Another canonized celebrity, Saint Catherine of Siena, is no less remarkable for the beauty of her style than for the beauty of her character.
A Life of Saint Francis of Assisi, entitled Fioretti di San Francesco, has been highly praised for the freshness and simplicity of the language. The piety or the modesty of the author induced him to conceal his identity.
These religious writers, though treating of subjects so different, almost equalled Boccaccio in perfection of style, but the two authors who produced collections of stories somewhat similar to his, Franco Sacchetti and Ser Giovanni Fiorentino, were very far indeed from approaching his mastery.

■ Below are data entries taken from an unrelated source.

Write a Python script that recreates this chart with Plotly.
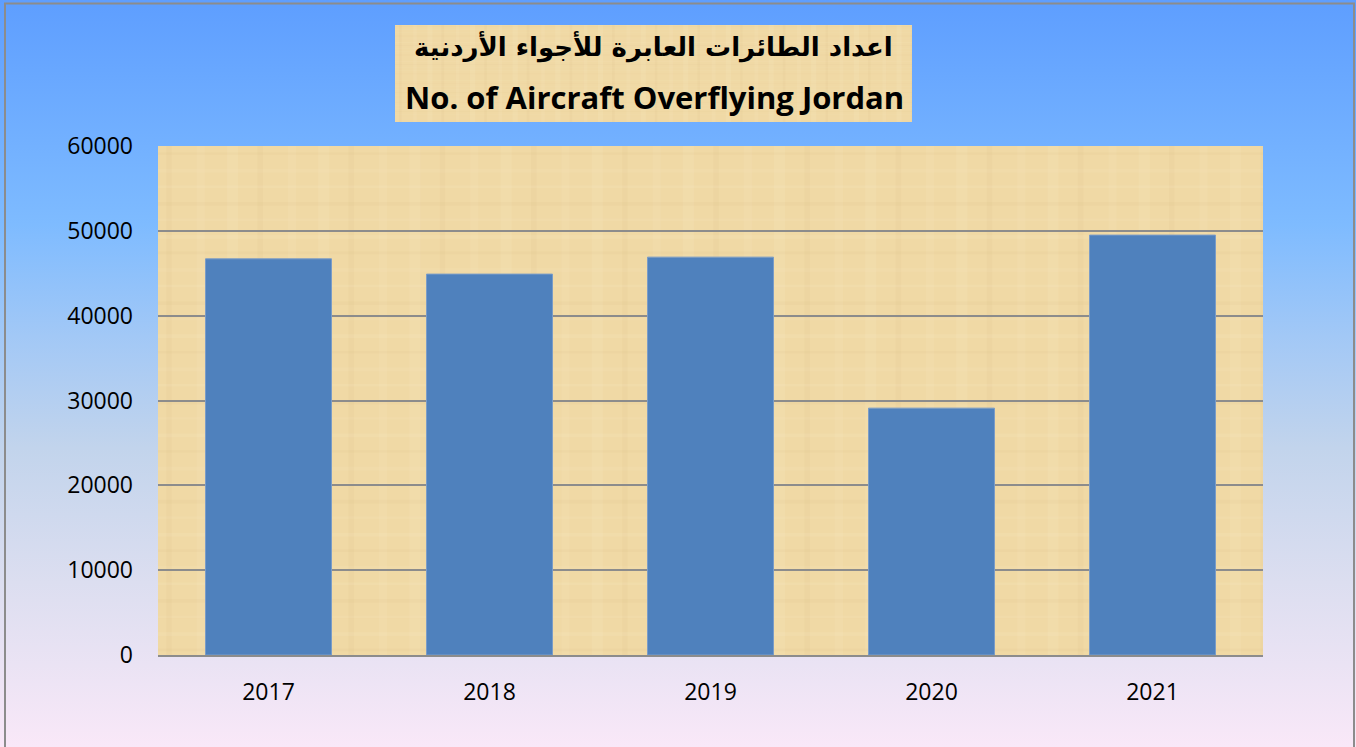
import plotly.graph_objects as go
import base64

years = ["2017", "2018", "2019", "2020", "2021"]
aircraft = [46700, 44900, 46900, 29100, 49500]
y_ticks = [0, 10000, 20000, 30000, 40000, 50000, 60000]

title_ar = "اعداد الطائرات العابرة للأجواء الأردنية"
title_en = "No. of Aircraft Overflying Jordan"

W, H = 1356, 747
L, R, T, B = 158, 93, 146, 92
pw, ph = W - L - R, H - T - B


def svg_uri(svg):
    return "data:image/svg+xml;base64," + base64.b64encode(svg.encode()).decode()


grad_svg = (
    '<svg xmlns="http://www.w3.org/2000/svg" width="100" height="100" preserveAspectRatio="none">'
    '<defs><linearGradient id="g" x1="0" y1="0" x2="0" y2="1">'
    '<stop offset="0" stop-color="#5E9EFF"/>'
    '<stop offset="0.3" stop-color="#7EBBFF"/>'
    '<stop offset="0.45" stop-color="#A2C8F6"/>'
    '<stop offset="0.6" stop-color="#C2D4EC"/>'
    '<stop offset="0.78" stop-color="#DCDEF0"/>'
    '<stop offset="1" stop-color="#F9E8F8"/>'
    '</linearGradient></defs>'
    '<rect width="100" height="100" fill="url(#g)"/></svg>'
)

# papyrus-like texture: base tan with faint fibres
lines = []
for i, x in enumerate(range(3, 400, 11)):
    op = 0.05 + 0.03 * (i % 3)
    col = "#C8A55E" if i % 3 == 0 else "#FFF6DA"
    lines.append(f'<rect x="{x}" y="0" width="{2 + i % 3}" height="400" fill="{col}" opacity="{op}"/>')
for j, y in enumerate(range(5, 400, 13)):
    op = 0.05 + 0.03 * (j % 3)
    col = "#FFF6DA" if j % 3 else "#C8A55E"
    lines.append(f'<rect x="0" y="{y}" width="400" height="{2 + j % 2}" fill="{col}" opacity="{op}"/>')
tex_svg = (
    '<svg xmlns="http://www.w3.org/2000/svg" width="400" height="400" preserveAspectRatio="none">'
    '<rect width="400" height="400" fill="#F0D9A5"/>' + "".join(lines) + '</svg>'
)

fig = go.Figure(
    go.Bar(
        x=years,
        y=aircraft,
        marker=dict(color="#4F81BD", line=dict(color="#7A9CC8", width=1)),
        width=0.57,
        hoverinfo="x+y",
    )
)

px_x = lambda p: (p - L) / pw
px_y = lambda p: 1 - (p - T) / ph

fig.update_layout(
    width=W,
    height=H,
    margin=dict(l=L, r=R, t=T, b=B),
    paper_bgcolor="rgba(0,0,0,0)",
    plot_bgcolor="rgba(0,0,0,0)",
    showlegend=False,
    font=dict(family="Open Sans", size=22, color="#000000"),
    images=[
        dict(source=svg_uri(grad_svg), xref="paper", yref="paper",
             x=px_x(0), y=px_y(0), sizex=W / pw, sizey=H / ph,
             sizing="stretch", layer="below", xanchor="left", yanchor="top"),
        dict(source=svg_uri(tex_svg), xref="paper", yref="paper",
             x=0, y=1, sizex=1, sizey=1,
             sizing="stretch", layer="below", xanchor="left", yanchor="top"),
        dict(source=svg_uri(tex_svg), xref="paper", yref="paper",
             x=px_x(395), y=px_y(25), sizex=(912 - 395) / pw, sizey=(122 - 25) / ph,
             sizing="stretch", layer="below", xanchor="left", yanchor="top"),
    ],
    shapes=[
        dict(type="rect", xref="paper", yref="paper",
             x0=px_x(5), x1=px_x(1354), y0=px_y(3.5), y1=px_y(760),
             line=dict(color="#8C8C8C", width=2), fillcolor="rgba(0,0,0,0)", layer="above"),
    ],
    annotations=[
        dict(text="<b>" + title_ar + "</b>", xref="paper", yref="paper",
             x=px_x(653), y=px_y(47), showarrow=False,
             font=dict(family="DejaVu Sans", size=26, color="#000000"),
             xanchor="center", yanchor="middle"),
        dict(text="<b>" + title_en + "</b>", xref="paper", yref="paper",
             x=px_x(654), y=px_y(97), showarrow=False,
             font=dict(family="Open Sans", size=31, color="#000000"),
             xanchor="center", yanchor="middle"),
    ],
    xaxis=dict(
        showgrid=False,
        showline=True, linecolor="#8C8C8C", linewidth=2,
        ticks="", ticklabelstandoff=15,
        tickfont=dict(family="Open Sans", size=23),
    ),
    yaxis=dict(
        range=[0, 60000],
        tickvals=y_ticks,
        ticktext=[str(v) for v in y_ticks],
        showgrid=True, gridcolor="#8C8C8C", gridwidth=2,
        showline=False, zeroline=False,
        ticks="", ticklabelstandoff=24,
        tickfont=dict(family="Open Sans", size=23),
    ),
)

fig.write_html(
    "out.html",
    config={"displayModeBar": False},
    post_script="document.body.style.margin='0';document.body.style.overflow='hidden';",
)
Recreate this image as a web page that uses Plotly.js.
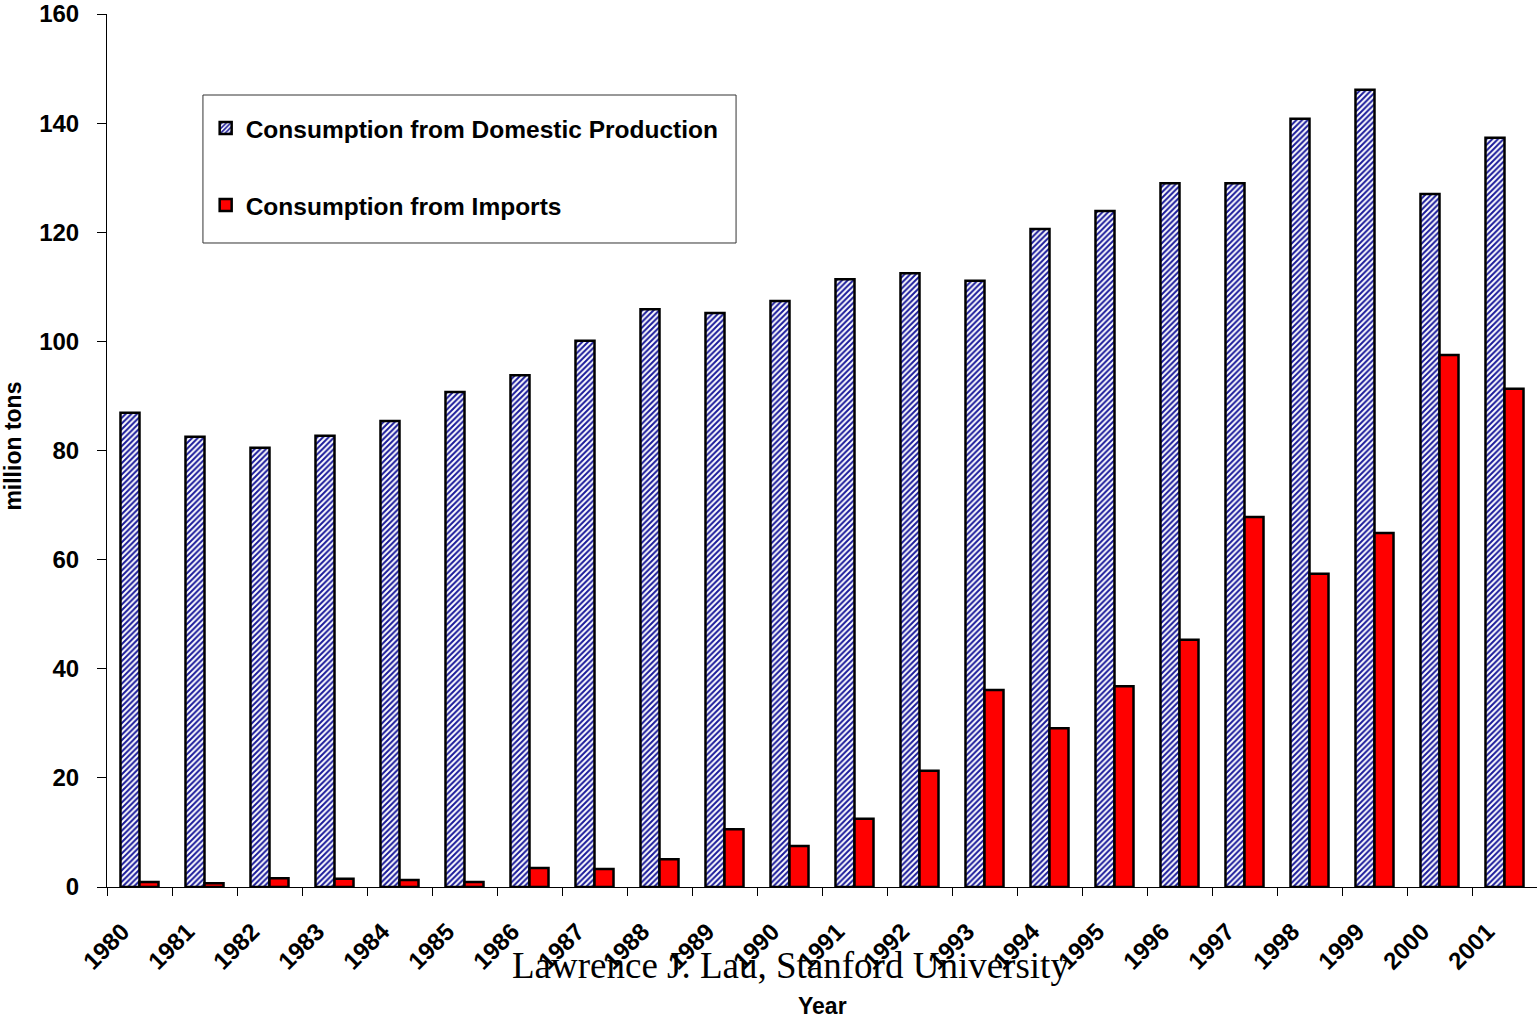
<!DOCTYPE html>
<html>
<head>
<meta charset="utf-8">
<script src="https://cdn.plot.ly/plotly-3.0.1.min.js"></script>
<style>html,body{margin:0;padding:0;background:#fff;}#chart{width:1537px;height:1022px;}</style>
</head>
<body>
<div id="chart"></div>
<script>
const years = ["1980","1981","1982","1983","1984","1985","1986","1987","1988","1989","1990","1991","1992","1993","1994","1995","1996","1997","1998","1999","2000","2001"];
const domestic = [86.9,82.5,80.5,82.7,85.4,90.7,93.8,100.1,105.9,105.2,107.4,111.4,112.5,111.1,120.6,123.9,129.0,129.0,140.8,146.1,127.0,137.3];
const imports = [0.9,0.7,1.6,1.5,1.3,0.9,3.5,3.3,5.1,10.6,7.5,12.5,21.3,36.1,29.1,36.8,45.3,67.8,57.4,64.9,97.5,91.3];
const yTicks = [0,20,40,60,80,100,120,140,160];

const FONT = "Arial, 'Liberation Sans', sans-serif";

const traces = [
  {
    type: "bar", x: years, y: domestic, name: "Consumption from Domestic Production",
    legendgroup: "a",
    marker: {
      color: "#ffffff",
      pattern: {shape: "/", fgcolor: "#1a1a9a", bgcolor: "#ffffff", size: 4, solidity: 0.5},
      line: {color: "#000000", width: 2.5}
    }
  },
  {
    type: "bar", x: years, y: imports, name: "Consumption from Imports",
    legendgroup: "b",
    marker: {color: "#ff0000", line: {color: "#000000", width: 2.5}}
  }
];

const layout = {
  width: 1537, height: 1022,
  margin: {l: 107, r: 0, t: 14, b: 135},
  paper_bgcolor: "#ffffff", plot_bgcolor: "#ffffff",
  barmode: "group", bargap: 0.415, bargroupgap: 0,
  font: {family: FONT, color: "#000", size: 24, weight: "bold"},
  showlegend: true,
  legend: {
    x: 0.069, y: 0.895, xanchor: "left", yanchor: "top",
    bgcolor: "rgba(0,0,0,0)", borderwidth: 0,
    font: {family: FONT, size: 24.5, weight: "bold", color: "#000"},
    tracegroupgap: 42, itemwidth: 30
  },
  shapes: [
    {type: "rect", xref: "paper", yref: "paper", x0: 0.0671, x1: 0.4399, y0: 0.9072, y1: 0.7377,
     line: {color: "#333333", width: 1}, fillcolor: "rgba(0,0,0,0)", layer: "below"}
  ],
  xaxis: {
    type: "category", tickson: "boundaries", ticks: "outside", ticklen: 8, tickcolor: "#000",
    showline: true, linecolor: "#000", linewidth: 1, showgrid: false, zeroline: false,
    tickangle: -45, ticklabelstandoff: 20, ticklabelshift: -17,
    tickfont: {family: FONT, size: 24, weight: "bold", color: "#000"},
    fixedrange: true
  },
  yaxis: {
    range: [0, 160], tickvals: yTicks, ticktext: yTicks.map(String),
    ticks: "outside", ticklen: 9, tickcolor: "#000", ticklabelstandoff: 13,
    showline: true, linecolor: "#000", linewidth: 1, showgrid: false, zeroline: false,
    tickfont: {family: FONT, size: 24, weight: "bold", color: "#000"}
  },
  annotations: [
    {text: "million tons", xref: "paper", yref: "paper", x: -0.0654, y: 0.505, xanchor: "center", yanchor: "middle",
     textangle: -90, showarrow: false, font: {family: FONT, size: 23, weight: "bold", color: "#000"}},
    {text: "Year", xref: "paper", yref: "paper", x: 0.5, y: -0.136, xanchor: "center", yanchor: "middle",
     showarrow: false, font: {family: FONT, size: 23, weight: "bold", color: "#000"}},
    {text: "Lawrence J. Lau, Stanford University", xref: "paper", yref: "paper", x: 0.478, y: -0.09, xanchor: "center", yanchor: "middle",
     showarrow: false, font: {family: "'Times New Roman', 'Liberation Serif', serif", size: 37, weight: "normal", color: "#000"}}
  ]
};

Plotly.newPlot("chart", traces, layout, {displayModeBar: false, staticPlot: true});
</script>
</body>
</html>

On reviewing the literary development of Italy in the Fourteenth Century, we find that the language attained the fullest perfection both in prose and verse, only the lighter kinds of poetry remaining uncultivated. The appearance in one century of two such great poets as Dante and Petrarch was quite phenomenal and threw a lustre over the age which has attracted the whole world. But another fact, less universally known, is equally worthy of attention, namely the extraordinary merit of the prose writers of the period. It may well be doubted whether any compositions in Italian prose of a later date exhibit the rare qualities of those of the Fourteenth Century. Leopardi, indeed, produced marvels of style, but they were the result of art and study, whereas the writers of the Fourteenth Century display an ease and a simplicity, a freshness and a graphic power, combined with the most exquisite lightness and harmony in their phrases, that must ever render them more admirable models than the artificial and laborious productions of later ages.
[1] For details on the subject of this most terrible pestilence, probably the worst that ever afflicted humanity, we may refer the reader to Father Gasquet's valuable and interesting work on the subject.